Omit images. Retype all entries verbatim.

>> START EXCERPTED DATA

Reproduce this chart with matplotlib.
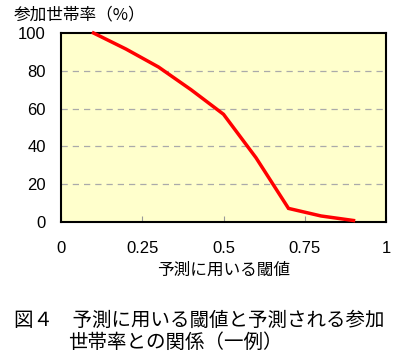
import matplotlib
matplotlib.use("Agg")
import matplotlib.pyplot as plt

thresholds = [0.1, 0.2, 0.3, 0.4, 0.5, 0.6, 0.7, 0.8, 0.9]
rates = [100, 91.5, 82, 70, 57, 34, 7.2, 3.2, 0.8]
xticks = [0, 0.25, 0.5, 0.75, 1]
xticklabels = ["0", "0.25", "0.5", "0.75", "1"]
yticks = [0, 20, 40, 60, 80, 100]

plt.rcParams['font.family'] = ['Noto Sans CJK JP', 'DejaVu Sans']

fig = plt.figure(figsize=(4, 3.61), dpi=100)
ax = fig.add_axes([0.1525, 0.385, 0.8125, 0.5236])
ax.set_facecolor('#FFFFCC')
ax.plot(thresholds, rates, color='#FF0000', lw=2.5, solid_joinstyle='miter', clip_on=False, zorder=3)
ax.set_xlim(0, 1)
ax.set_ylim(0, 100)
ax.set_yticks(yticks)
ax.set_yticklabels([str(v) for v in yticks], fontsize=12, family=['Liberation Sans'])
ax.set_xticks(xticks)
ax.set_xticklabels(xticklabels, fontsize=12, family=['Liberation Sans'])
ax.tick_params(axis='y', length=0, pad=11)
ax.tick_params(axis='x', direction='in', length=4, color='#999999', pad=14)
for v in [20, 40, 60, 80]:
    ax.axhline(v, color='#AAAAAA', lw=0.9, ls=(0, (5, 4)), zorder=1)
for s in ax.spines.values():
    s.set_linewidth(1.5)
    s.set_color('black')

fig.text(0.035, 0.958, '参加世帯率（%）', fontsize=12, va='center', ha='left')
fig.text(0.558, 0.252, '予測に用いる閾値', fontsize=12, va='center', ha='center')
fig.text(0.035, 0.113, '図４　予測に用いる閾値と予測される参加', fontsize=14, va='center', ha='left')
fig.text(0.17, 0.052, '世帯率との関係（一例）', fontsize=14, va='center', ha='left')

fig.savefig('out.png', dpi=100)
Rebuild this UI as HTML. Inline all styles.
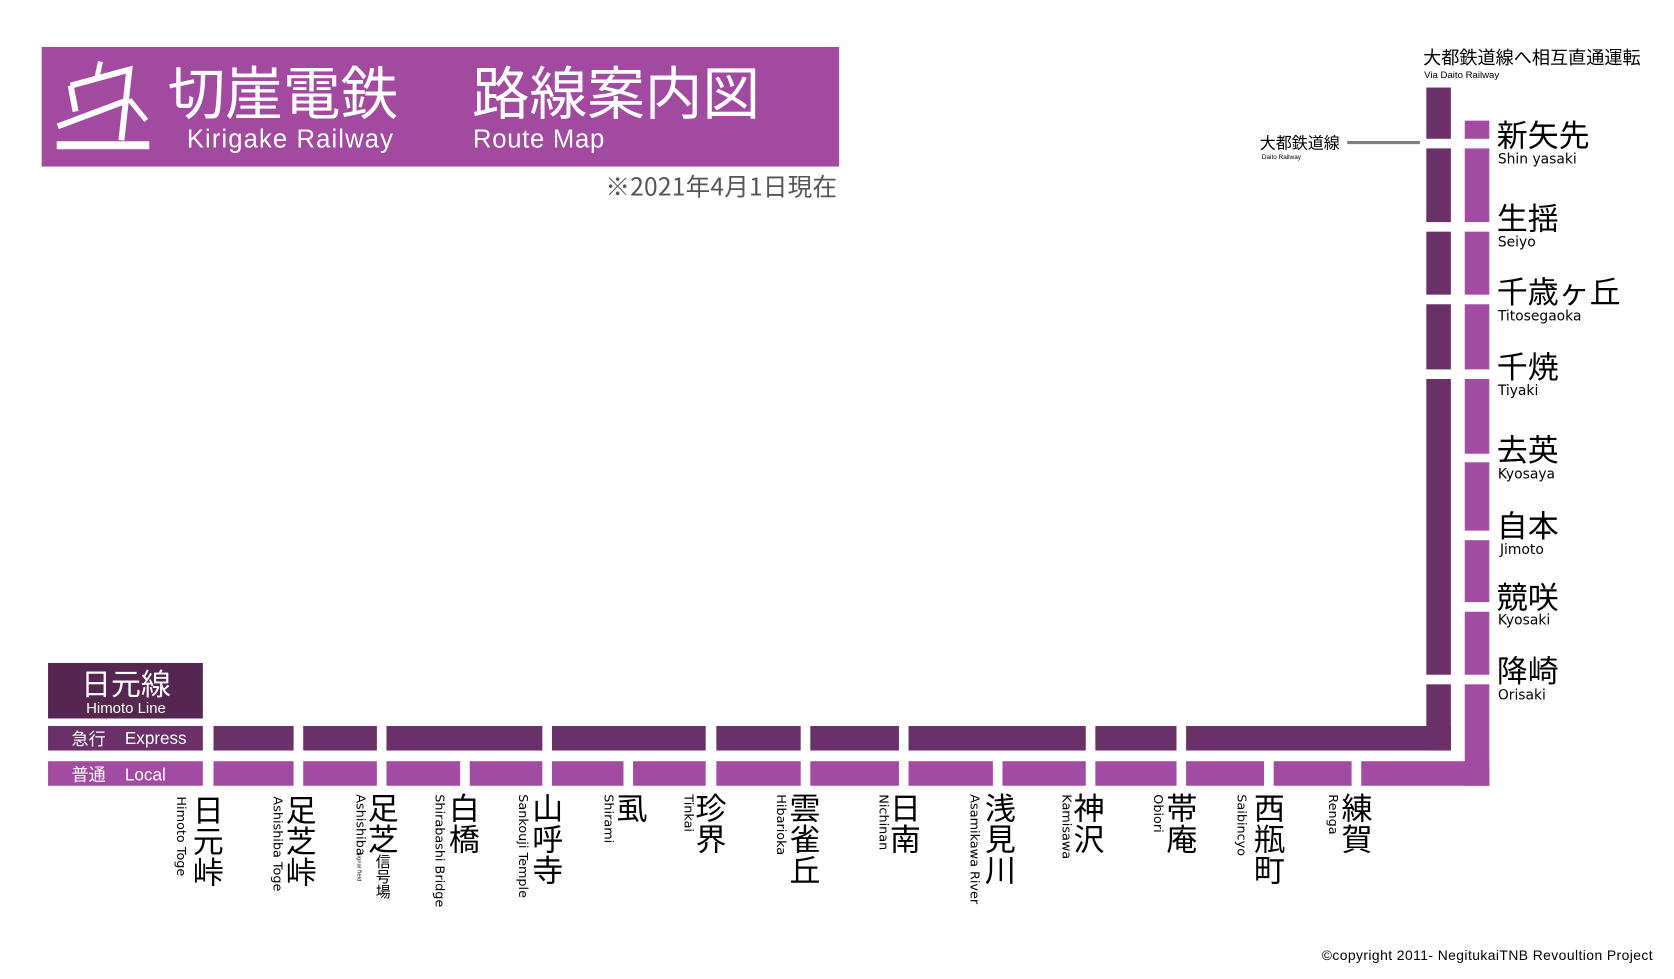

>> END EXCERPTED DATA

RESULT OF THIS EXERCISE:
Reproduce this chart with matplotlib.
import matplotlib
matplotlib.use("Agg")
import matplotlib.pyplot as plt

thresholds = [0.1, 0.2, 0.3, 0.4, 0.5, 0.6, 0.7, 0.8, 0.9]
rates = [100, 91.5, 82, 70, 57, 34, 7.2, 3.2, 0.8]
xticks = [0, 0.25, 0.5, 0.75, 1]
xticklabels = ["0", "0.25", "0.5", "0.75", "1"]
yticks = [0, 20, 40, 60, 80, 100]

plt.rcParams['font.family'] = ['Noto Sans CJK JP', 'DejaVu Sans']

fig = plt.figure(figsize=(4, 3.61), dpi=100)
ax = fig.add_axes([0.1525, 0.385, 0.8125, 0.5236])
ax.set_facecolor('#FFFFCC')
ax.plot(thresholds, rates, color='#FF0000', lw=2.5, solid_joinstyle='miter', clip_on=False, zorder=3)
ax.set_xlim(0, 1)
ax.set_ylim(0, 100)
ax.set_yticks(yticks)
ax.set_yticklabels([str(v) for v in yticks], fontsize=12, family=['Liberation Sans'])
ax.set_xticks(xticks)
ax.set_xticklabels(xticklabels, fontsize=12, family=['Liberation Sans'])
ax.tick_params(axis='y', length=0, pad=11)
ax.tick_params(axis='x', direction='in', length=4, color='#999999', pad=14)
for v in [20, 40, 60, 80]:
    ax.axhline(v, color='#AAAAAA', lw=0.9, ls=(0, (5, 4)), zorder=1)
for s in ax.spines.values():
    s.set_linewidth(1.5)
    s.set_color('black')

fig.text(0.035, 0.958, '参加世帯率（%）', fontsize=12, va='center', ha='left')
fig.text(0.558, 0.252, '予測に用いる閾値', fontsize=12, va='center', ha='center')
fig.text(0.035, 0.113, '図４　予測に用いる閾値と予測される参加', fontsize=14, va='center', ha='left')
fig.text(0.17, 0.052, '世帯率との関係（一例）', fontsize=14, va='center', ha='left')

fig.savefig('out.png', dpi=100)
Rebuild this UI as HTML. Inline all styles.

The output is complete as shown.